Social Media Competition is Fierce

Since Snapchat’s early days, Facebook Inc’s (NASDAQ:FB) Mark Zuckerberg wanted to buy the company. It was said that Zuckerberg offered $3 billion to buy Snap. When SNAP’s management (who, in my opinion, aren’t very smart) told Facebook, “Thanks, but no thanks,” Mark Zuckerberg and co. ended up buying Instagram for $1 billion instead.

Snapchat’s most recent figures indicate the company has 166 million average daily users. It is estimated Instagram has approximately 400 million daily active users. Clearly, Instagram has become a lot larger than SNAP.

However, Snap grew its user by 5% quarter over quarter in Q1 2017, 3.2% in Q4 2016, and 7% in Q3 2016. This growth isn’t very impressive, indicating SNAP may be more like Twitter Inc (NYSE:TWTR), than some users and analysts may want to admit.

In Snap’s S-1 report, user growth indicated that it had already slowed more than Twitter’s had back in 2014. While I could see Snap maintaining a loyal user base, much like Twitter, albeit with no growth, the future is still very bleak for SNAP stock.

The SNAP User Experience

A reason for Snap’s slow growth is due to the difficulty new users experience when trying to figure out how to work the Snapchat mobile app. In the company’s S-1 management admitted that it intends to keep the user experience more complex than that of other platforms. Apparently, Snap doesn’t want to be like other apps and, therefore, intentionally designed the user interface to be complicated.

While this strategy may be effective for younger generations, the company is stifling its own growth with regard to older generations. User growth has slowed, seemingly because the feasible number of younger users is nearly exhausted.

Until management makes the user interface less cumbersome, growth figures will continue to suffer.

Big Downgrade for SNAP Stock

Four months after Morgan Stanley served as lead underwriter for the SNAP stock IPO, the investment bank downgraded the stock. There’s no denying that having an underwriter downgrade a stock and slap it with a price target below the IPO price — just four months after taking it public — is as clear an indication as any that the company is headed for disaster.

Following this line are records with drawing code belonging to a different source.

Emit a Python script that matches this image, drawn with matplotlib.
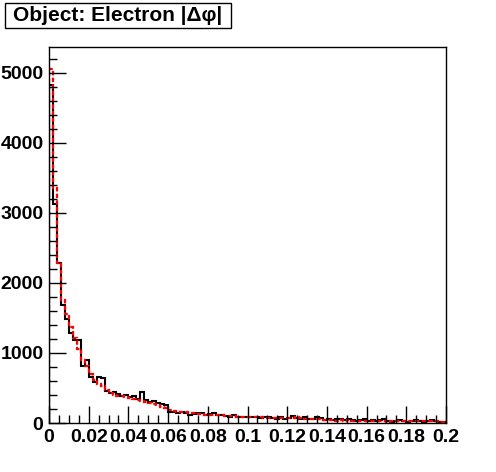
import numpy as np
import matplotlib
matplotlib.use("Agg")
import matplotlib.pyplot as plt
from matplotlib.patches import Rectangle
from matplotlib.ticker import MultipleLocator


# |delta phi| histogram, 100 bins between 0 and 0.2
X_MIN = 0.0
X_MAX = 0.2
N_BINS = 100

black_counts = [
    4830, 3130, 2280, 1690, 1480, 1290, 1190, 1180, 820, 900,
    650, 580, 660, 640, 460, 430, 440, 420, 380, 400,
    370, 380, 340, 440, 330, 300, 310, 290, 270, 250,
    160, 150, 140, 150, 140, 110, 130, 140, 140, 120,
    130, 140, 110, 110, 100, 90, 110, 90, 80, 90,
    80, 90, 80, 70, 90, 80, 70, 60, 80, 60,
    70, 100, 70, 60, 80, 50, 60, 90, 70, 40,
    50, 40, 50, 60, 40, 50, 40, 30, 40, 50,
    30, 40, 30, 40, 50, 30, 20, 30, 40, 30,
    20, 30, 40, 30, 20, 30, 40, 30, 20, 20,
]

red_counts = [
    5050, 3350, 2280, 1750, 1560, 1370, 1220, 1060, 900, 810,
    700, 620, 560, 530, 470, 430, 400, 390, 380, 370,
    360, 340, 330, 320, 300, 290, 270, 250, 230, 210,
    190, 170, 160, 150, 150, 140, 140, 130, 130, 120,
    120, 110, 110, 110, 100, 100, 95, 90, 90, 85,
    85, 80, 80, 80, 75, 75, 70, 70, 75, 70,
    65, 70, 80, 70, 60, 60, 55, 50, 55, 40,
    40, 40, 35, 40, 35, 40, 35, 35, 30, 35,
    35, 30, 35, 30, 30, 20, 30, 30, 30, 25,
    30, 30, 35, 30, 25, 25, 30, 30, 20, 20,
]

TITLE = "Object: Electron |\u0394\u03c6|"

W_PX, H_PX = 496, 472


def main():
    plt.rcParams["font.family"] = ["Liberation Sans", "DejaVu Sans"]
    plt.rcParams["font.weight"] = "bold"

    fig = plt.figure(figsize=(W_PX / 100, H_PX / 100), dpi=100)
    ax = fig.add_axes([49 / W_PX, 1 - 423 / H_PX, 397 / W_PX, 376 / H_PX])

    edges = np.linspace(X_MIN, X_MAX, N_BINS + 1)
    ax.stairs(black_counts, edges, color="black", linewidth=1.5)
    ax.stairs(red_counts, edges, color="red", linewidth=1.6,
              linestyle=(0, (2, 1)))

    ax.set_xlim(X_MIN, X_MAX)
    ax.set_ylim(0, 5370)

    ax.xaxis.set_minor_locator(MultipleLocator(0.005))
    ax.yaxis.set_major_locator(MultipleLocator(1000))
    ax.yaxis.set_minor_locator(MultipleLocator(200))
    ax.set_xticks(np.arange(0, 0.2001, 0.02))
    ax.set_xticklabels(["0", "0.02", "0.04", "0.06", "0.08", "0.1",
                        "0.12", "0.14", "0.16", "0.18", "0.2"])

    ax.tick_params(which="both", direction="in", top=False, right=False,
                   labelsize=14, width=1)
    ax.tick_params(which="major", length=12, pad=4)
    ax.tick_params(which="minor", length=6)
    for lab in ax.get_xticklabels() + ax.get_yticklabels():
        lab.set_fontweight("bold")
    for spine in ax.spines.values():
        spine.set_linewidth(1)

    # title box, ROOT style
    box = Rectangle((5 / W_PX, 1 - 28 / H_PX), 226 / W_PX, 25 / H_PX,
                    transform=fig.transFigure, facecolor="white",
                    edgecolor="black", linewidth=1)
    fig.patches.append(box)
    fig.text(118 / W_PX, 1 - 15.5 / H_PX, TITLE, fontsize=15,
             fontweight="bold", ha="center", va="center")

    fig.savefig("out.png", dpi=100)
    plt.close(fig)


if __name__ == "__main__":
    main()
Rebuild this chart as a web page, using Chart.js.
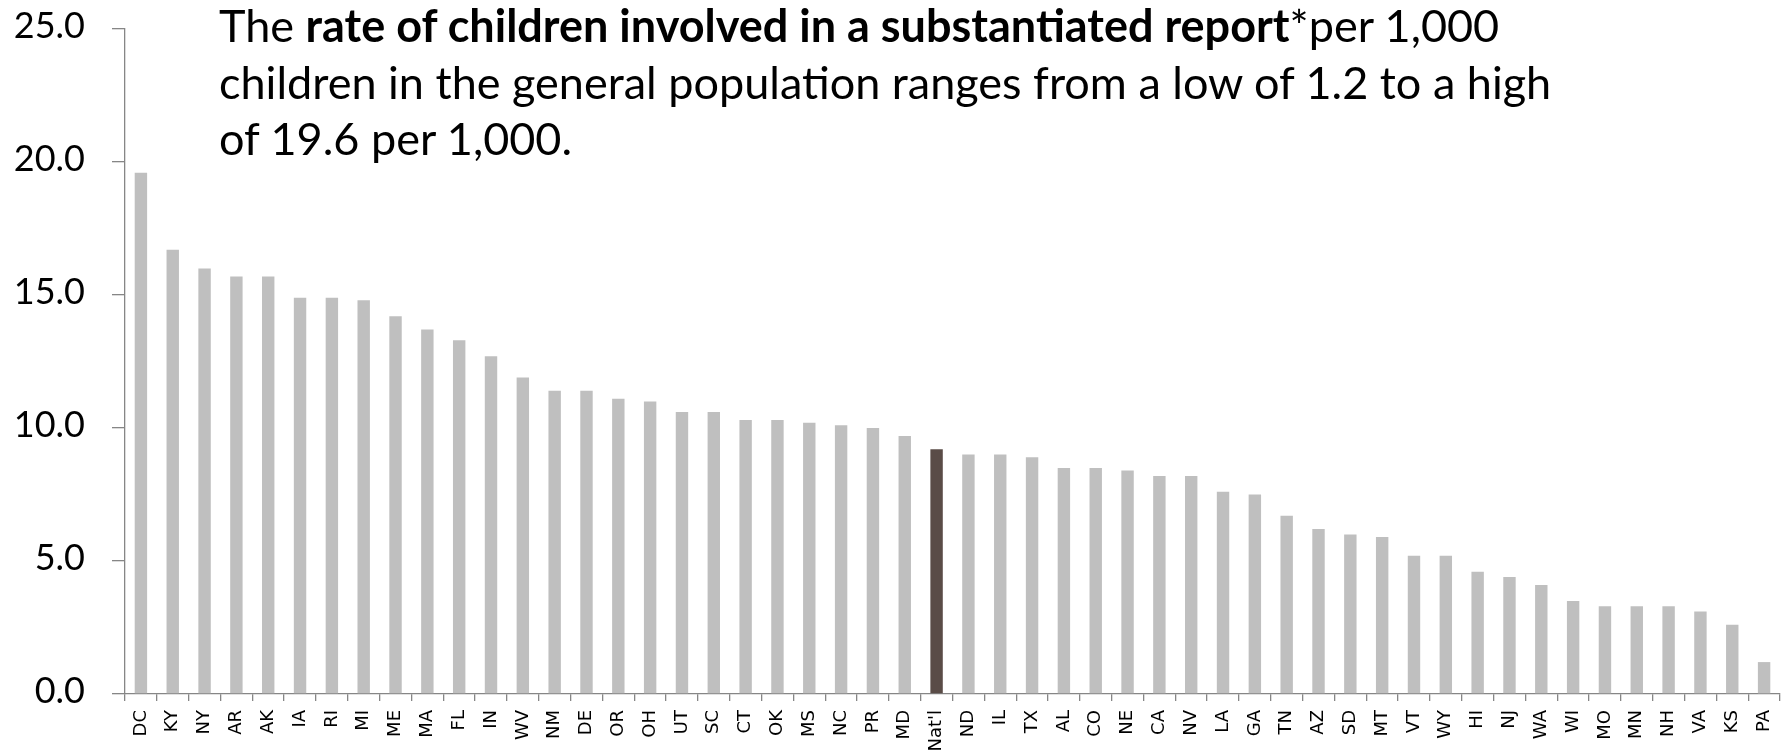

Morgan Stanley analysts lowered SNAP stock rating from overweight to equal weight, then cut the price target from $16 per share to $12. Reasons for the downgraded included competition, lack of platform improvement, and a looming lock-up expiration date of July 29th. Many expect insiders to sell en mass once lock-up expires, and SNAP stock will see another big decline.

No Voting Rights for SNAP Shareholders

Another issue for SNAP stock investors is the lack of voting rights, which some insiders also don’t like, apparently. Snap shareholders can’t even unite and vote as one large group, either, because the shares sold to the public didn’t contain voting rights.

This isn’t entirely uncommon, though; many companies, including Facebook, Under Armour Inc (NYSE:UAA, NYSE:UA), Alphabet Inc (NASDAQ:GOOGL, NASDAQ:GOOG) and others have duel share classes. The truth of the matter is that as an investor, especially one without voting rights, you are putting your money and faith in the management team, with no authority or recourse should things not go your way.

Snap Inc Has Management Issues

Personally, this is one of the biggest reasons why I wouldn’t buy SNAP stock. The company’s management team doesn’t seem to be the most intelligent. Turning down a $3 billion buyout offer from Facebook, exchanging sexist and sleazy emails between top management — including the CEO — and purposely making the user experience difficult are all bad enough. But, perhaps the biggest moronic move by SNAP is trying to describe itself as a “camera company” and not a social media company.

Does management not remember what happened to the last big camera company? It was called Eastman Kodak, and being a camera company isn’t working out so well today, is it? Furthermore, Snap garners most of its revenue by selling advertisements, not cameras.

When we look at the great companies of the past and present, nearly all of them had, or still have, great leaders like Sam Walton, Jim Sinegal, and Steve Jobs, or present leaders like Jeff Bezos, Tim Cook, and Redd Hastings. Poor management will doom even the best and brightest companies (imagine where Apple would be if Steve Jobs had never returned).